Winchester's narrative frequently goes off on tangents, and there are scores of footnotes offering factoids that may or may not be of interest to the reader. Mostly I found these intellectual wanderings fun to read, although sometimes it became a bit too much. But overall, I learned a lot about an event of which I knew only a little, and the reading experience proved to be engaging and thought-provoking.


Fault-line roulette stops on San Francisco, 1906 2008-08-03
Winchester is a very good popularizer of science, and he writes a meandering account of the San Francisco earthquake that covers the globe from Norway to Alaska in telling the story.

His account of the underground geology of the western states is fascinating, lending plausibility to the thought that, if not about to slide into the Pacific Ocean, California is at least sitting on top of a fast-moving (as tectonic plates go) fault-line merry-go-round about to spin it into some form of disaster.

As he did in his account of Krakatoa: The Day the World Exploded: August 27, 1883, Winchester throws in a dose of anti-Christianity (blaming the San Francisco earthquake for the despicable--to him--rise of Pentecostalism), then more bizarrely (but perhaps understandable given his bias) attempts to lend some credence to the lunatic-fringe theory of Gaia. It adds nothing to his account, and were he not blinded by his anti-Christian hatred, would clearly strike him as unnecessary and damaging to his scientific mindset.

That aside, Winchester tells a cracking good story, and makes the difficult ideas understandable and interesting.


Arrogant, Pompous and Snobbish 2008-07-07
One has to wonder whether Simon Winchester fancies himself a Charles Dickens. It was not Winchester's style that causes me to ponder such a comparison, but that Dickens was paid by the word for the many books he wrote. While the book purports to be about the San Francisco Earthquake, it isn't until more than halfway through the book that the earthquake begins. The first half of the book is about Winchester's meanderings across the North American plate, from Iceland, through Greenland, New Madrid, until finally reaching San Francisco. He continues on to Alaska in the almost completely irrelevant epilogue. There is a long digression about Mt. Diablo which doesn't seem to be connected to the rest of the book.

Unlike Dickens, Winchester will not be remembered for his fine literature, but for his arrogance, pomposity, and lack of erudition. Winchester's poor scholarship and bias is so blatantly obvious that it caused several substantial guffaws at various points in the book. The Lisbon earthquake and tsunami of 1755 is offered up by Winchester as an example of how poor, unsophisticated religious people lack the intellectual capacity to understand the earthquake, saying only that "God caused it." Winchester fails to mention that the science of seismology was born with the Lisbon quake when the Marquis de Pombal, then the prime minister of Portugal, made a first attempt at a scientific understanding of the earthquake by sending out questionnaires to all in the surrounding countryside to assess what happened. He also fails to mention the enormous impact of the Lisbon earthquake on the development of theodicy - that branch of philosophy/theology which is concerned with the problem of evil.
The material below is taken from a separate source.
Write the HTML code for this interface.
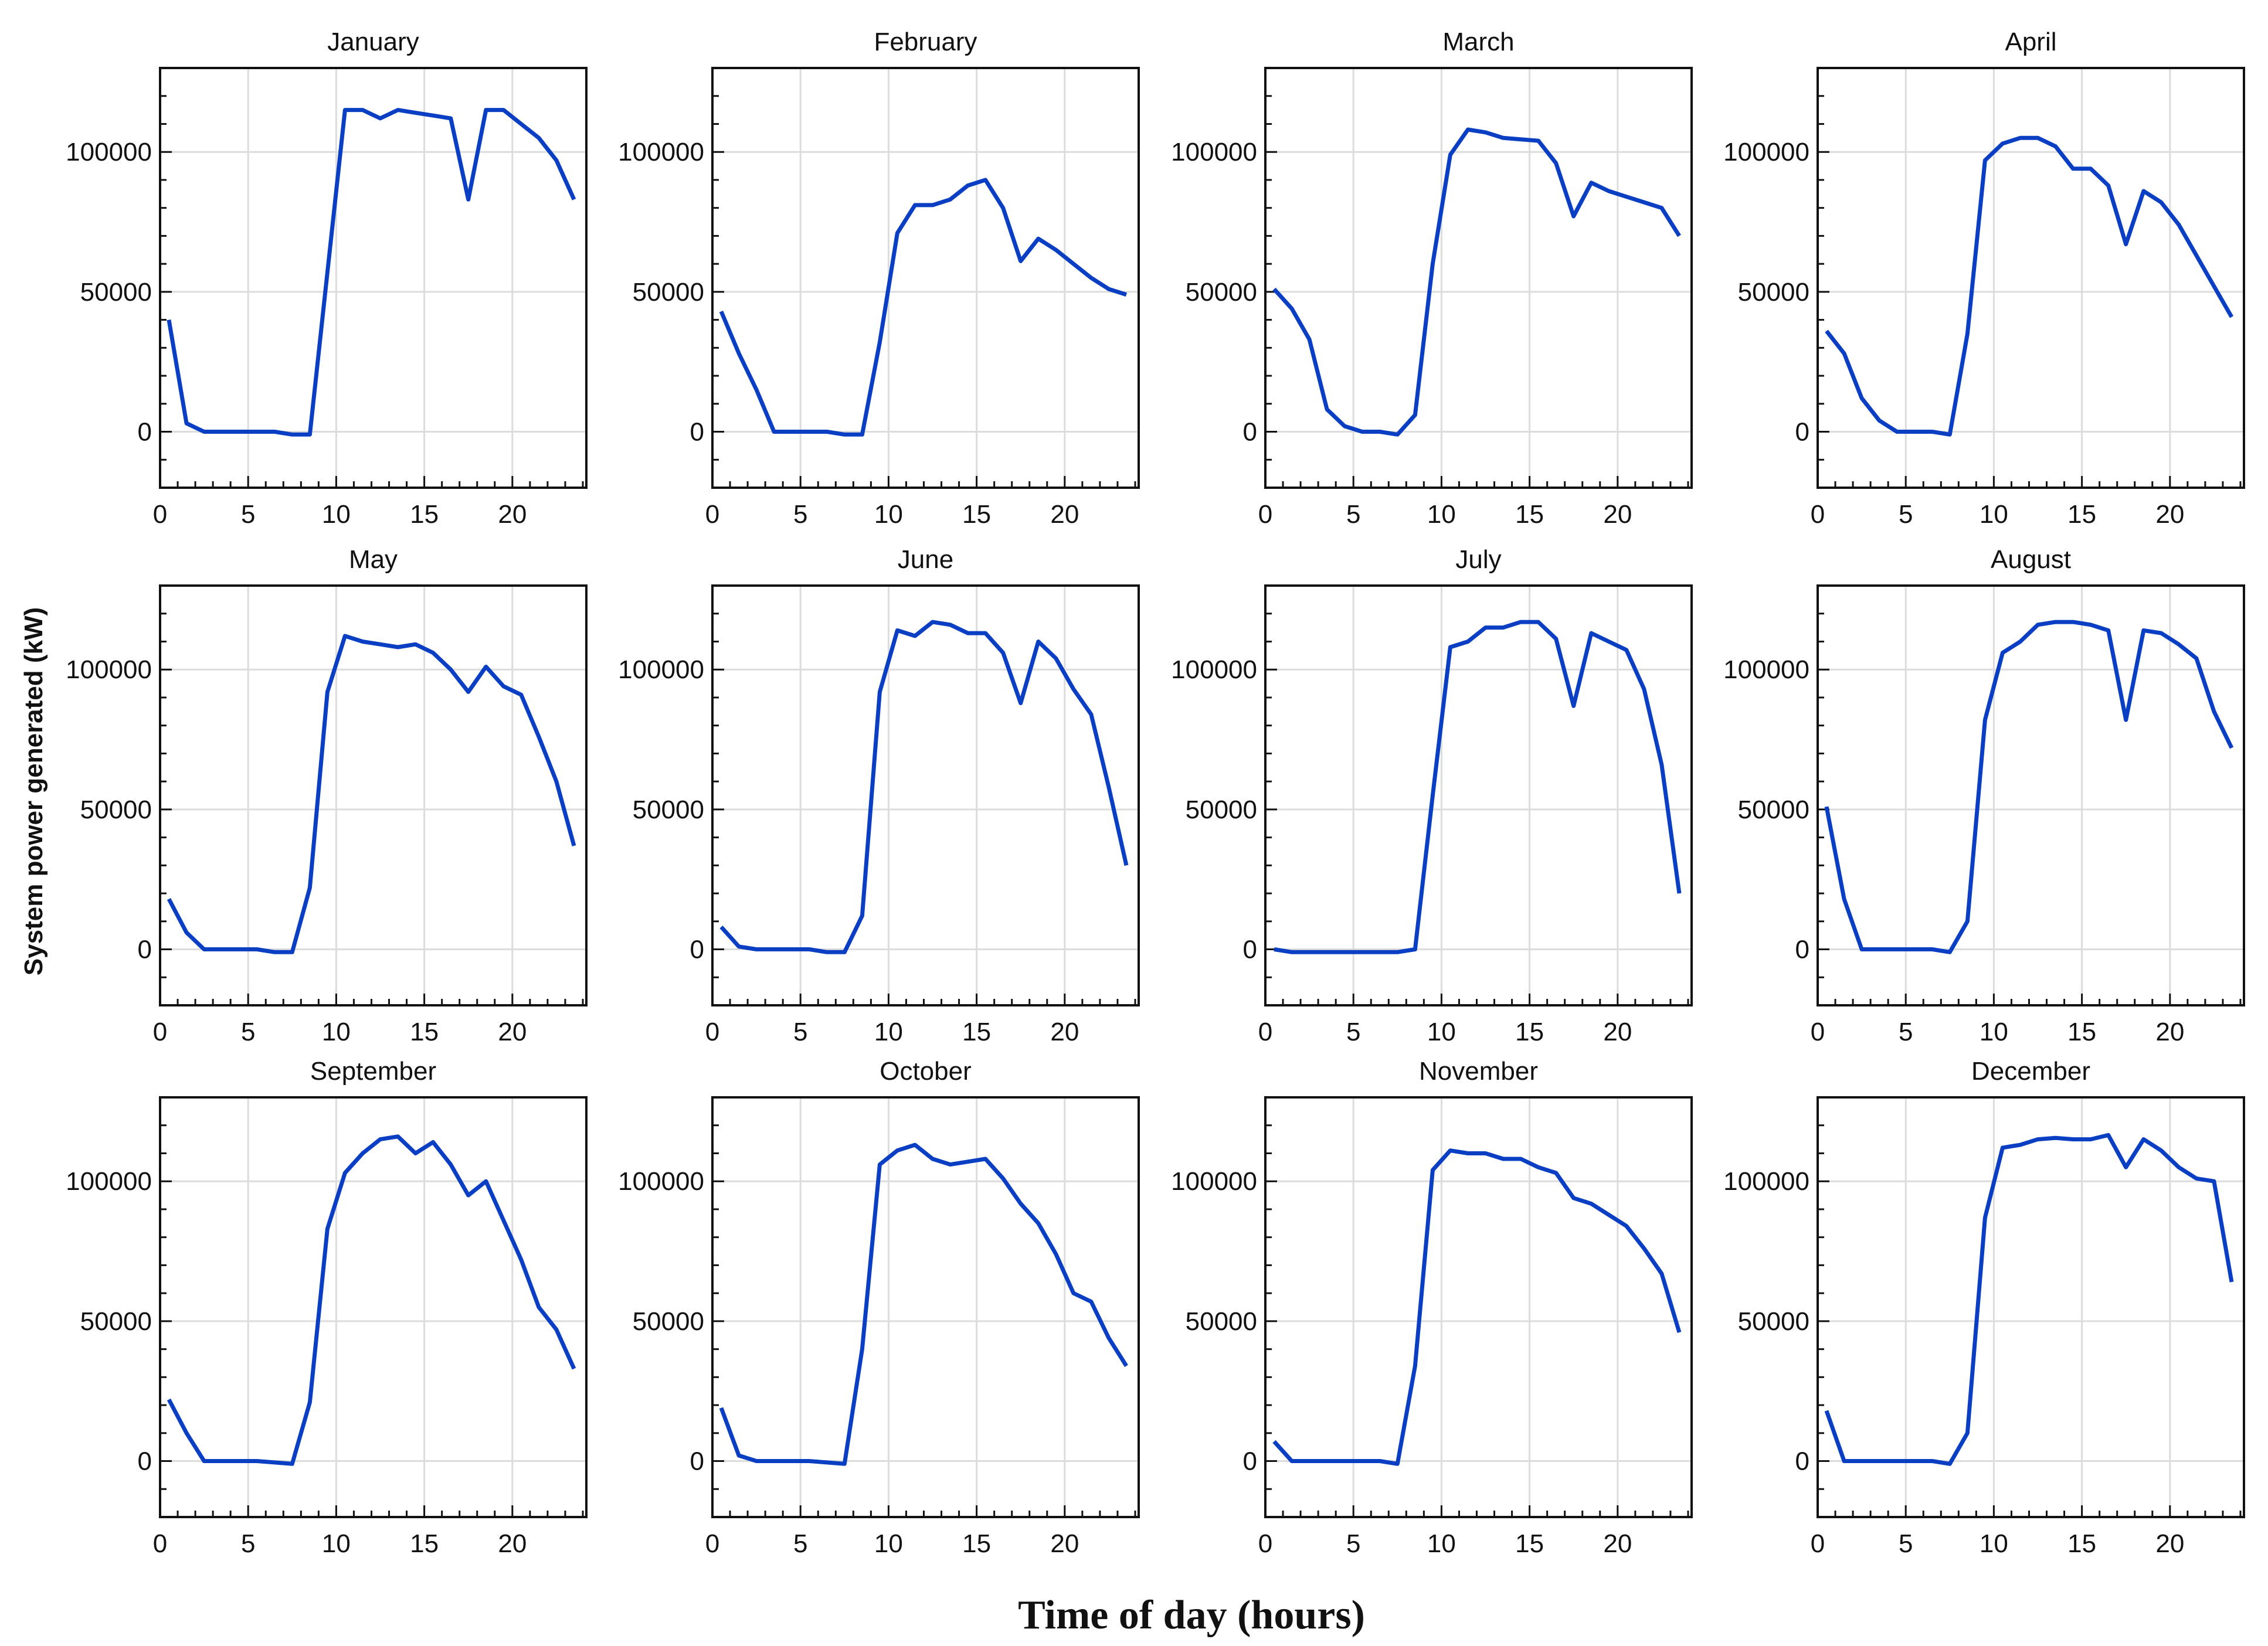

Winchester's treatment of religion is consistently illiterate and superficial. All religions are lumped together as if they are the same. Religion is dismissed without comprehension or understanding, while at the same time scientists are lionized as the new "priests." The Jesuits do get an honorable mention for their development of the science of seismology. In fact, the Jesuit contribution to seismology was enormous.

Perhaps the biggest guffaw is the association of the Pentacostal church, and evangelical movement in general, with the San Francisco earthquake. Winchester appears to believe that the evangelical right can be traced to its reaction to the San Francisco earthquake. One wonders if Winchester has ever heard of any of the several "Great Awakenings" which have happened in this country, the last of them occurring in the 1880s - well before 1906 - and all of them associated with a renewal of various evangelical movements in America.
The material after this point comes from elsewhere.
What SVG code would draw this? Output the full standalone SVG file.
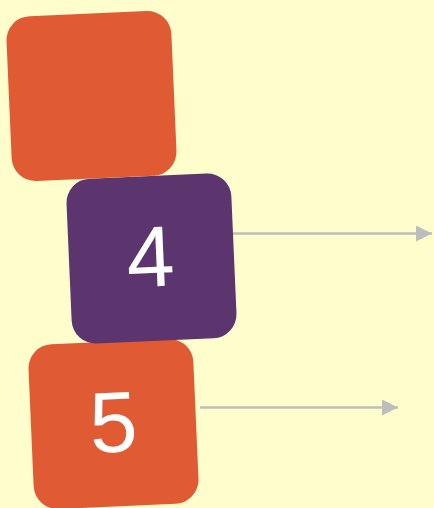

Similarly Winchester's treatment of the effect of the San Francisco earthquake and fire on its artists centers largely around writers - not terribly surprising since Winchester is one. Painters, for example, aren't really mentioned and although he mentions the Pan American Exposition in passing, he never discusses the numerous artists of all stripes - painters, sculptors and the like - who came to San Francisco by the boatloads to work in the Pan American Exposition and who helped rebuild and beautify San Francisco. One of these was my great-grandfather, some of whose paintings still hang in my dining room and who was well enough known that his name was included in a two volume book of early California painters. I have more than a passing interest in this subject. For Winchester, however, the facts are only interesting so long as they support his point which is that little of artistic merit came out of San Francisco after the earthquake.
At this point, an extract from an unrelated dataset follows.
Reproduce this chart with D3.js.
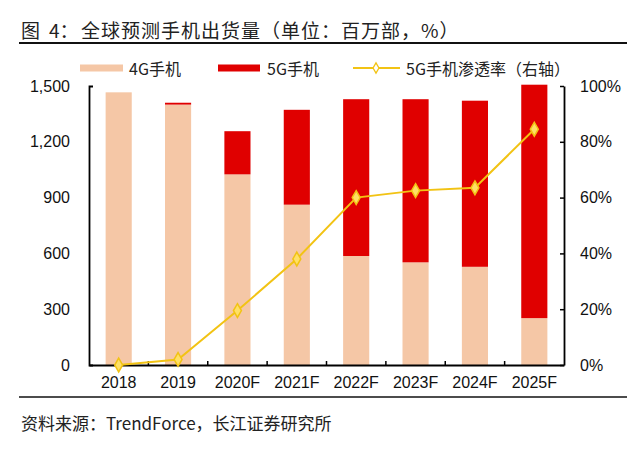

Winchester also dismisses San Francisco's contributions to commerce and technology. For Winchester business didn't help build the West and contribute to the betterment of its citizens and the country as a whole, it is only responsible exploitation and misery.

Perhaps the worst indictment of this meandering of a book, however, is the fact that Simon Winchester isn't really interested in people other than himself. This is a book not about the people who experienced the great San Francisco earthquake and fire of 1906, but about plate tectonics and the San Andreas Fault. Winchester leaves one witness of the earthquake in the ocean where he experienced the quake and subsequent waves, without ever coming back to tell us what happened to the man. He recounts the narratives of four people who were woken out of bed, but only so far as they can fix the time of the first shock. Once the time of the initial shock is established, Winchester never bothers to tell us what happened to them or to finish their stories. It is the fault of this storyteller that he believes only the fault has worth.

But perhaps not his only fault. Winchester obviously thinks himself important as he narrates the audiobook edition. One survives his horrible imitations of Scottish, Irish, Italian and other accents only by wincing. Winchester has no love for ordinary people who shop at places like Wal*Mart which, for Winchester, is the "kiss of death." This is perhaps the biggest problem with the book. It purports to be the history of a city and people for which Winchester displays contempt.